* **EXERCISE REQUIREMENTS**
Extract the opening line of the entries and every line after it, stopping at and including the line that contains "type of surimi". Do not include pictures.

* **DATA FOR THIS EXERCISE**
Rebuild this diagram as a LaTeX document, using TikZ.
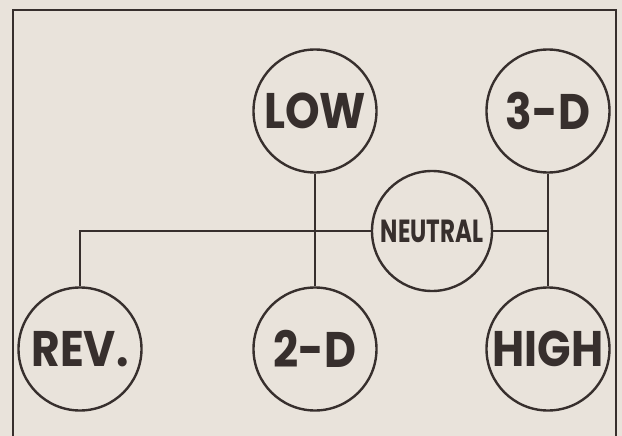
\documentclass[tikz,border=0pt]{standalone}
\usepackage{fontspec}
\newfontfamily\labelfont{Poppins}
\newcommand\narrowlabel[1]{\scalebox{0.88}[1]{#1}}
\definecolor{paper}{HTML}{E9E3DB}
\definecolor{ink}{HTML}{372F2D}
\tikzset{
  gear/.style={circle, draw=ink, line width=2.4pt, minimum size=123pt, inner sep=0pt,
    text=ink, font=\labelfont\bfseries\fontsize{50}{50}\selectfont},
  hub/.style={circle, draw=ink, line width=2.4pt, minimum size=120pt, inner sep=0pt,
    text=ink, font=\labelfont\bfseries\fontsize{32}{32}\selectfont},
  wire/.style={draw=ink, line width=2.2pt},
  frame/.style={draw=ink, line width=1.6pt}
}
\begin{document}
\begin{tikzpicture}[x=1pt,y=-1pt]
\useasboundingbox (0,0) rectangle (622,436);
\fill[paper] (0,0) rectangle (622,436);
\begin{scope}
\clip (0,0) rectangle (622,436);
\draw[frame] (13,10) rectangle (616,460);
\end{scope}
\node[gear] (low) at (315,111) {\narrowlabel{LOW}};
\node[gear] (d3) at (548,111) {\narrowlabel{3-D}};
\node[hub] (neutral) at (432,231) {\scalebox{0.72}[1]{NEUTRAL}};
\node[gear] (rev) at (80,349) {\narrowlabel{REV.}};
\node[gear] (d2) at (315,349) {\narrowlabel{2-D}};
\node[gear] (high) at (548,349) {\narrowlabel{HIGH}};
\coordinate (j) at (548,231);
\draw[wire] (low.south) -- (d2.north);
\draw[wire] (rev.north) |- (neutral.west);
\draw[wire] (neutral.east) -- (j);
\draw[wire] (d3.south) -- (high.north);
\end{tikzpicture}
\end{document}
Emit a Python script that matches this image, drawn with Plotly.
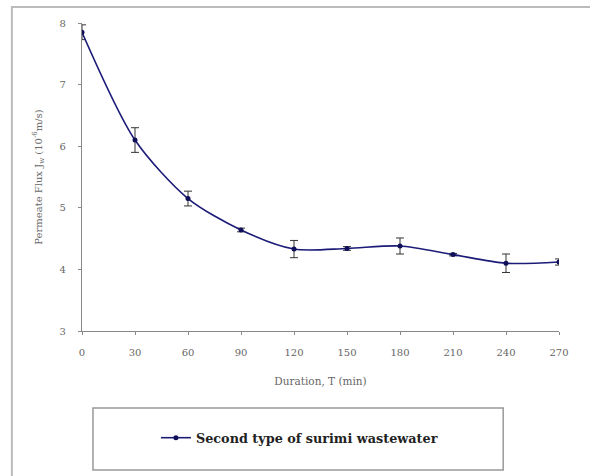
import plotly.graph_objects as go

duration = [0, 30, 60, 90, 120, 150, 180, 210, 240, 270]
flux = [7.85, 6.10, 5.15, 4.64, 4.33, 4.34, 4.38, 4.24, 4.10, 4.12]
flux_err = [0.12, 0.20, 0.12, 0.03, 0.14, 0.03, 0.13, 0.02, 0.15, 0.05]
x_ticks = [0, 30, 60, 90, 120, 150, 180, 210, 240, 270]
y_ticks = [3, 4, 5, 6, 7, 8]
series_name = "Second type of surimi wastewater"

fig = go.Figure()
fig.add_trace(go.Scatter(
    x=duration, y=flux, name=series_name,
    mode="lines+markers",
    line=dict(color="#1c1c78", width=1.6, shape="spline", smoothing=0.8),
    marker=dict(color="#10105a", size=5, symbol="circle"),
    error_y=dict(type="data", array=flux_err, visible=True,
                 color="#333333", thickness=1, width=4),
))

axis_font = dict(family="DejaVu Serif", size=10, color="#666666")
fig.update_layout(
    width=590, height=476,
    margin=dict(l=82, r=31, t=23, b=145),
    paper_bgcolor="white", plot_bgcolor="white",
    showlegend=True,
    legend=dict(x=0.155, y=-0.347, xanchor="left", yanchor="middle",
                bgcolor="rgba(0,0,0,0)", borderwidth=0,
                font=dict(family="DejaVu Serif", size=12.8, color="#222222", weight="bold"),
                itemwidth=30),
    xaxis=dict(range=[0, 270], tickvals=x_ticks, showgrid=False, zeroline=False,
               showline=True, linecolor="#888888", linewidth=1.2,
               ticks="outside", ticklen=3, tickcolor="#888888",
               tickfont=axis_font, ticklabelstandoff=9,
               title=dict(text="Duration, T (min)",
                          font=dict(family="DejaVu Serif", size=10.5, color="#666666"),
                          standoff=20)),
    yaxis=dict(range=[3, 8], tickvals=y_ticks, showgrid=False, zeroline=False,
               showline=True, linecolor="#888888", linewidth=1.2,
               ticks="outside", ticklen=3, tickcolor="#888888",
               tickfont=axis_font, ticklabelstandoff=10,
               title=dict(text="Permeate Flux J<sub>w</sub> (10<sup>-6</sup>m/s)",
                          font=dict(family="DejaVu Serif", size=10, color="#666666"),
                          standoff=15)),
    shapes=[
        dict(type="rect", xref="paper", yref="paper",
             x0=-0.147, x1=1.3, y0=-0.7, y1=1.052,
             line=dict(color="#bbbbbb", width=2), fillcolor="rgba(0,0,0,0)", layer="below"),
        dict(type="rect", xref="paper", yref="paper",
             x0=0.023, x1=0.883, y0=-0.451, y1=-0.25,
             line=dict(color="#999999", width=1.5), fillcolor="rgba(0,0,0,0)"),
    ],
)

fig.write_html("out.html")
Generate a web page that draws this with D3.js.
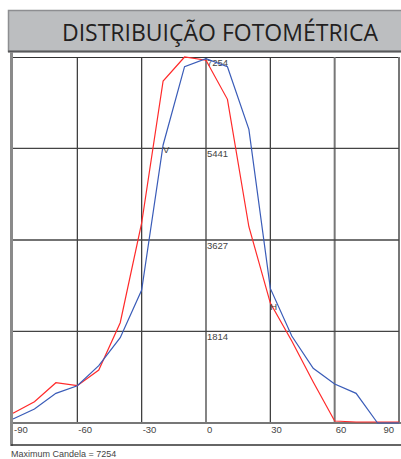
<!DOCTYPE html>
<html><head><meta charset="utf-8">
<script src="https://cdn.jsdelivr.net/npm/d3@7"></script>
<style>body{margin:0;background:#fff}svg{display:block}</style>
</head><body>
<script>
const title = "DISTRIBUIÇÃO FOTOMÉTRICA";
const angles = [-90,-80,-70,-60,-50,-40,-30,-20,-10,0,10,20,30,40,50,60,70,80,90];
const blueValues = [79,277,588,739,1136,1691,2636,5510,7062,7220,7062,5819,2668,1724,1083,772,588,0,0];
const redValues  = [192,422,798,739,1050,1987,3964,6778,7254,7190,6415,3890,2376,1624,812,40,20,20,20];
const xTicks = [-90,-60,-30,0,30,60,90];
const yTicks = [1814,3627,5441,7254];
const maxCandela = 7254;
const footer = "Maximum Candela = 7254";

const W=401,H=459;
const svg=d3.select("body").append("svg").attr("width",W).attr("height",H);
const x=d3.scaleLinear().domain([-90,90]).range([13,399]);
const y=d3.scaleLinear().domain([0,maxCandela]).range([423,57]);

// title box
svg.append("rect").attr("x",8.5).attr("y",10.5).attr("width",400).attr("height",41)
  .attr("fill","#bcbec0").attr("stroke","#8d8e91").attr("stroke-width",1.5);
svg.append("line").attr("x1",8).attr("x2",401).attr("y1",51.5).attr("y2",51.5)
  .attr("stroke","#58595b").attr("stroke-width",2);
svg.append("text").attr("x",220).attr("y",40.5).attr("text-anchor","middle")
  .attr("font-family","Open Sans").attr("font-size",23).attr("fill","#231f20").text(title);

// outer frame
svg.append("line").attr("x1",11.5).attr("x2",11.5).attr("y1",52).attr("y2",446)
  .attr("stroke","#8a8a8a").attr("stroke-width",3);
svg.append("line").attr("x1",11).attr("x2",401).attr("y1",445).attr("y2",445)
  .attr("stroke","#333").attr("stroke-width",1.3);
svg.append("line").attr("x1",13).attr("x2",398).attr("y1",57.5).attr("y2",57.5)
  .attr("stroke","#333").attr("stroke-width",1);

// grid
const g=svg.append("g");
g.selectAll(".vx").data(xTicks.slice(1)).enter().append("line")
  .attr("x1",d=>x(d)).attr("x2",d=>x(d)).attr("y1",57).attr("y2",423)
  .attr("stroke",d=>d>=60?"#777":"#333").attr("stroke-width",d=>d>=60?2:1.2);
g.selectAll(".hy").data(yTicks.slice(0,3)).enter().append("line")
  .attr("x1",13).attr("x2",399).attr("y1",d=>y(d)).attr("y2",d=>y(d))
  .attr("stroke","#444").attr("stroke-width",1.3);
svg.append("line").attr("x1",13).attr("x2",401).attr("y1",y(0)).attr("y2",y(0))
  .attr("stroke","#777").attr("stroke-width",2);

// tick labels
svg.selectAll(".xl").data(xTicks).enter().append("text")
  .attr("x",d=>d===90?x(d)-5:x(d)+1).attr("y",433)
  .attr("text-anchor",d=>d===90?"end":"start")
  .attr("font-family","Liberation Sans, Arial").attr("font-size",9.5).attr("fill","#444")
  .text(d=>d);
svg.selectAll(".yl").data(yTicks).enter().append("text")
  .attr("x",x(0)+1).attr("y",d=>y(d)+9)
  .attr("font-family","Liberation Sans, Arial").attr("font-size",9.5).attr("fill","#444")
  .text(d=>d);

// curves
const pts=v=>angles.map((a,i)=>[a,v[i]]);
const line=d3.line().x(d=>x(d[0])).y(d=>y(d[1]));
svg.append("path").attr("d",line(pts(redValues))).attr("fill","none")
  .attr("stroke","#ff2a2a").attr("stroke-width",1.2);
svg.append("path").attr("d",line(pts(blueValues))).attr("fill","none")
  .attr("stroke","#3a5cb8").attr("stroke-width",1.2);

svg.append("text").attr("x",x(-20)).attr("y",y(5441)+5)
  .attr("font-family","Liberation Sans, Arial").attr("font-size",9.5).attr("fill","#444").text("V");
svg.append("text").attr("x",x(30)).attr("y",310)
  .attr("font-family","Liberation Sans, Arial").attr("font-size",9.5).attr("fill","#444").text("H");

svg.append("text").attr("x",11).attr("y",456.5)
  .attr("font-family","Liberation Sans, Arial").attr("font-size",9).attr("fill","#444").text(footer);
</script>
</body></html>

* **REPLY**
Rebuild this diagram as a LaTeX document, using TikZ.
\documentclass[tikz,border=0pt]{standalone}
\usepackage{fontspec}
\newfontfamily\labelfont{Poppins}
\newcommand\narrowlabel[1]{\scalebox{0.88}[1]{#1}}
\definecolor{paper}{HTML}{E9E3DB}
\definecolor{ink}{HTML}{372F2D}
\tikzset{
  gear/.style={circle, draw=ink, line width=2.4pt, minimum size=123pt, inner sep=0pt,
    text=ink, font=\labelfont\bfseries\fontsize{50}{50}\selectfont},
  hub/.style={circle, draw=ink, line width=2.4pt, minimum size=120pt, inner sep=0pt,
    text=ink, font=\labelfont\bfseries\fontsize{32}{32}\selectfont},
  wire/.style={draw=ink, line width=2.2pt},
  frame/.style={draw=ink, line width=1.6pt}
}
\begin{document}
\begin{tikzpicture}[x=1pt,y=-1pt]
\useasboundingbox (0,0) rectangle (622,436);
\fill[paper] (0,0) rectangle (622,436);
\begin{scope}
\clip (0,0) rectangle (622,436);
\draw[frame] (13,10) rectangle (616,460);
\end{scope}
\node[gear] (low) at (315,111) {\narrowlabel{LOW}};
\node[gear] (d3) at (548,111) {\narrowlabel{3-D}};
\node[hub] (neutral) at (432,231) {\scalebox{0.72}[1]{NEUTRAL}};
\node[gear] (rev) at (80,349) {\narrowlabel{REV.}};
\node[gear] (d2) at (315,349) {\narrowlabel{2-D}};
\node[gear] (high) at (548,349) {\narrowlabel{HIGH}};
\coordinate (j) at (548,231);
\draw[wire] (low.south) -- (d2.north);
\draw[wire] (rev.north) |- (neutral.west);
\draw[wire] (neutral.east) -- (j);
\draw[wire] (d3.south) -- (high.north);
\end{tikzpicture}
\end{document}
Emit a Python script that matches this image, drawn with Plotly.
import plotly.graph_objects as go

duration = [0, 30, 60, 90, 120, 150, 180, 210, 240, 270]
flux = [7.85, 6.10, 5.15, 4.64, 4.33, 4.34, 4.38, 4.24, 4.10, 4.12]
flux_err = [0.12, 0.20, 0.12, 0.03, 0.14, 0.03, 0.13, 0.02, 0.15, 0.05]
x_ticks = [0, 30, 60, 90, 120, 150, 180, 210, 240, 270]
y_ticks = [3, 4, 5, 6, 7, 8]
series_name = "Second type of surimi wastewater"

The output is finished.